DCHP host entry with 2 IP's ?

Chris Buxton chris.p.buxton at gmail.com
Fri Aug 5 20:12:55 UTC 2011


On Aug 5, 2011, at 12:55 PM, Paul Reilly wrote:

> Thanks for the replies guys,
> 
>> No, no, and no. No range or pool declaration is necessary to serve hosts that have fixed-address statements.
> 
> 
> Yeah, I want fixed static addresses - so I have not specified pool or ranges.
>  
> 
>> It should work as posted and it should be automatic.
> 
> 
> That's what I thought.

Is it actually not working? If so, try separating the fixed addresses into multiple declarations:

host myhost1 {
    hardware ethernet 00:1C:23:EE:C1:8E;
    fixed-address x.y.10.10;
}
host myhost1 {
    hardware ethernet 00:1C:23:EE:C1:8E;
    fixed-address x.y.20.10;
}

> I'm not clear on how the DHCP server knows which subnet to use though?  Does it use the the router address of the subnet (where ip helper address is configured)  to determine which subnet the request is coming from?  

Yes, for remote subnets. For local subnets, it uses its own network address for the comparison.

> All requests come in on eth0  but some some "via x.y.10.1"  which is the router address in subnet 10.
> One issue might be that the DHCP server is in subnet x.y.20.0 and requests for this do not come from a router address as it's on the same local subnet.

No, that's not a problem. Local clients will get a lease (fixed or dynamic) from the local network; remote clients will get one from the network local to the relay (the 'via ...' address).
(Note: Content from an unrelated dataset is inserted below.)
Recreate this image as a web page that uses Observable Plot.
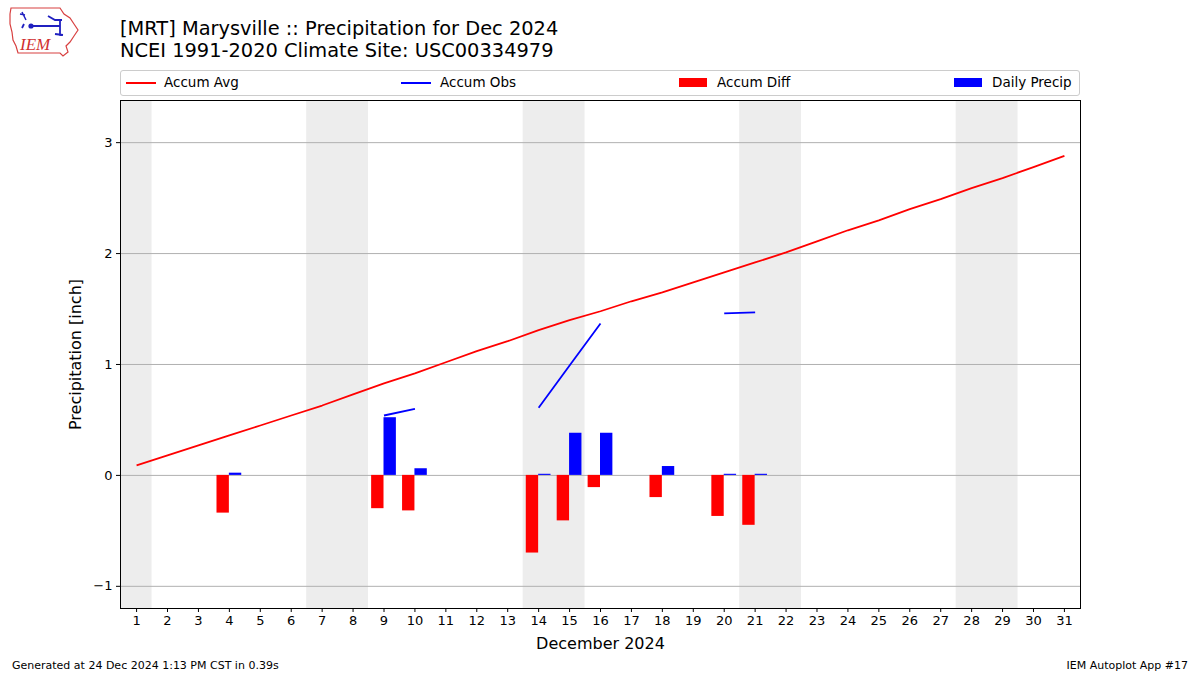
<!DOCTYPE html>
<html><head><meta charset="utf-8">
<script src="https://cdn.jsdelivr.net/npm/d3@7"></script>
<script src="https://cdn.jsdelivr.net/npm/@observablehq/plot@0.6"></script>
<style>
body{margin:0;background:#fff;font-family:"DejaVu Sans",sans-serif;}
#wrap{position:relative;width:1200px;height:675px;overflow:hidden;}
.abs{position:absolute;white-space:nowrap;color:#000;}
#title{left:120px;top:18px;font-size:19.4px;line-height:22px;}
#legend{left:120px;top:70px;width:958px;height:24px;border:1px solid #ccc;border-radius:3px;background:#fff;}
.li{position:absolute;top:3px;font-size:13.5px;line-height:16px;}
.sw{position:absolute;}
.foot{font-size:11px;top:659px;}
</style></head>
<body><div id="wrap">
<div id="chart" class="abs" style="left:0;top:0"></div>
<svg class="abs" style="left:8px;top:6px" width="72" height="52" viewBox="0 0 72 52">
<path d="M3,2 L52,2 L56,8 L62,12 L66,18 L70,24 L66,30 L62,36 L58,40 L60,46 L55,50 L52,47 L10,47 L8,40 L5,34 L4,26 L2,18 L2,8 Z" fill="none" stroke="#d84040" stroke-width="1.2"/>
<path d="M14,6 L18,14 M12,8 L17,9" stroke="#2020c0" stroke-width="1.5"/>
<circle cx="23" cy="20" r="2.6" fill="#2020c0"/>
<path d="M23,20 L52,20 M40,10 L47,14 L54,14 M52,14 L52,30 M47,28 L55,29 M16,18 L14,22" stroke="#2020c0" stroke-width="1.8" fill="none"/>
<text x="12" y="44" fill="#d03030" font-family="Liberation Serif,serif" font-style="italic" font-size="17">IEM</text>
</svg>
<div id="title" class="abs">[MRT] Marysville :: Precipitation for Dec 2024<br>NCEI 1991-2020 Climate Site: USC00334979</div>
<div id="legend" class="abs">
<div class="sw" style="left:5px;top:11px;width:30px;height:2px;background:#ff0000"></div>
<div class="li" style="left:43px">Accum Avg</div>
<div class="sw" style="left:280px;top:11px;width:30px;height:2px;background:#0000ff"></div>
<div class="li" style="left:319px">Accum Obs</div>
<div class="sw" style="left:558px;top:7px;width:28px;height:9px;background:#ff0000"></div>
<div class="li" style="left:596px">Accum Diff</div>
<div class="sw" style="left:833px;top:7px;width:28px;height:9px;background:#0000ff"></div>
<div class="li" style="left:871px">Daily Precip</div>
</div>
<div class="abs foot" style="left:12px">Generated at 24 Dec 2024 1:13 PM CST in 0.39s</div>
<div class="abs foot" style="right:12px">IEM Autoplot App #17</div>
</div>
<script>
const days = d3.range(1, 32);
const accumAvg = [0.09,0.18,0.27,0.36,0.45,0.54,0.63,0.73,0.83,0.92,1.02,1.12,1.21,1.31,1.40,1.48,1.57,1.65,1.74,1.83,1.92,2.01,2.11,2.21,2.30,2.40,2.49,2.59,2.68,2.78,2.88];
// accumulated observed precip (only on days with precip)
const accumObs = [null,null,null,0.02,null,null,null,null,0.54,0.60,null,null,null,0.61,0.99,1.37,null,1.45,null,1.46,1.47,null,null,null,null,null,null,null,null,null,null];
const precipDays = [4,9,10,14,15,16,18,20,21];
const dailyPrecip = [0.02,0.52,0.06,0.01,0.38,0.38,0.08,0.01,0.01];
const accumDiff = [-0.34,-0.30,-0.32,-0.70,-0.41,-0.11,-0.20,-0.37,-0.45];
const weekendStarts = [0.5,6.5,13.5,20.5,27.5];
const weekendEnds = [1.5,8.5,15.5,22.5,29.5];
const yTicks = [-1,0,1,2,3];

const avgData = days.map((d,i)=>({day:d, v:accumAvg[i]}));
const obsData = days.map((d,i)=>({day:d, v:accumObs[i]==null?NaN:accumObs[i]}));
const barData = precipDays.map((d,i)=>({day:d, p:dailyPrecip[i], diff:accumDiff[i]}));
const wk = weekendStarts.map((s,i)=>({s, e:weekendEnds[i]}));

const chart = Plot.plot({
  width:1200, height:675,
  marginLeft:120, marginRight:120, marginTop:100, marginBottom:67,
  style:{fontFamily:"DejaVu Sans, sans-serif", fontSize:"13px", color:"#000", background:"transparent"},
  x:{domain:[0.48,31.52]},
  y:{domain:[-1.2,3.38]},
  marks:[
    Plot.rect(wk,{x1:"s",x2:"e",fill:"#ededed"}),
    Plot.gridY(yTicks,{stroke:"#b0b0b0",strokeOpacity:1,strokeWidth:1}),
    Plot.rectY(barData,{x1:d=>d.day-0.4,x2:d=>d.day,y1:0,y2:"diff",fill:"#ff0000",inset:0}),
    Plot.rectY(barData,{x1:d=>d.day,x2:d=>d.day+0.4,y1:0,y2:"p",fill:"#0000ff",inset:0}),
    Plot.line(avgData,{x:"day",y:"v",stroke:"#ff0000",strokeWidth:1.8,strokeLinecap:"butt"}),
    Plot.line(obsData,{x:"day",y:"v",stroke:"#0000ff",strokeWidth:1.8,strokeLinecap:"butt"}),
    Plot.frame({stroke:"#000",strokeWidth:1}),
    Plot.axisX({ticks:days,tickFormat:d=>String(d),tickSize:4,tickPadding:3,fontSize:13,label:null}),
    Plot.axisY({ticks:yTicks,tickFormat:d=>d<0?"\u2212"+Math.abs(d):String(d),tickSize:4,tickPadding:4,fontSize:13,label:null}),
    Plot.text(["December 2024"],{frameAnchor:"bottom",dy:40,fontSize:16,textAnchor:"middle"}),
    Plot.text(["Precipitation [inch]"],{frameAnchor:"left",dx:-45,rotate:-90,fontSize:16,textAnchor:"middle"})
  ]
});
document.getElementById("chart").appendChild(chart);
</script>
</body></html>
>> In the absence of shared network statements, the fixed-address value used will be the one in the same network as the DHCP relay, or if local, the same network as the DHCP server itself.
>> 
>> From the man-page:
>> 
>>> When dhcpd tries to find a host declaration for a client, it first looks for a host declaration which has a fixed-address declaration that lists an IP address that is valid for the subnet or shared network on which the client is booting. If it doesn't find any such entry, it tries to find an entry which has no fixed-address declaration.
>> 
>> host declarations are always global, even if written inside some other scope such as a subnet or pool. But option inheritance works as written. This can make it very confusing if you write your host declarations anywhere other than the global scope.
> 
> So putting the host within the subnet declarations won't make any difference then?

Not any good difference.

> Regarding the shared-network configuration, I think I might give that a go.
> Would this be the right config?
> 
> shared-network  MYNETWORK   {
> 
>       subnet x.y.10.0 netmask 255.255.255.0 {
>                       option subnet-mask 255.255.255.0;
>                       option routers x.y.10.1;
>                       max-lease-time 600;
>                       default-lease-time 600;
> 
>       host myhost1  { hardware ethernet 00:1C:23:EE:C1:8E;  fixed-address x.y.10.10; }
>                       } 
> 
> 
>       subnet x.y.20.0 netmask 255.255.255.0 {
>                       option subnet-mask 255.255.255.0;
>                       option routers x.y.20.1;
>                       max-lease-time 600;
>                       default-lease-time 600;
> 
>                       host myhost1  { hardware ethernet 00:1C:23:EE:C1:8E;  fixed-address x.y.20.10; }
>                       } 
> }

Not unless both of those subnets are in the same broadcast domain (the same physical network or the same vlan). Shared networks are something to avoid if at all possible.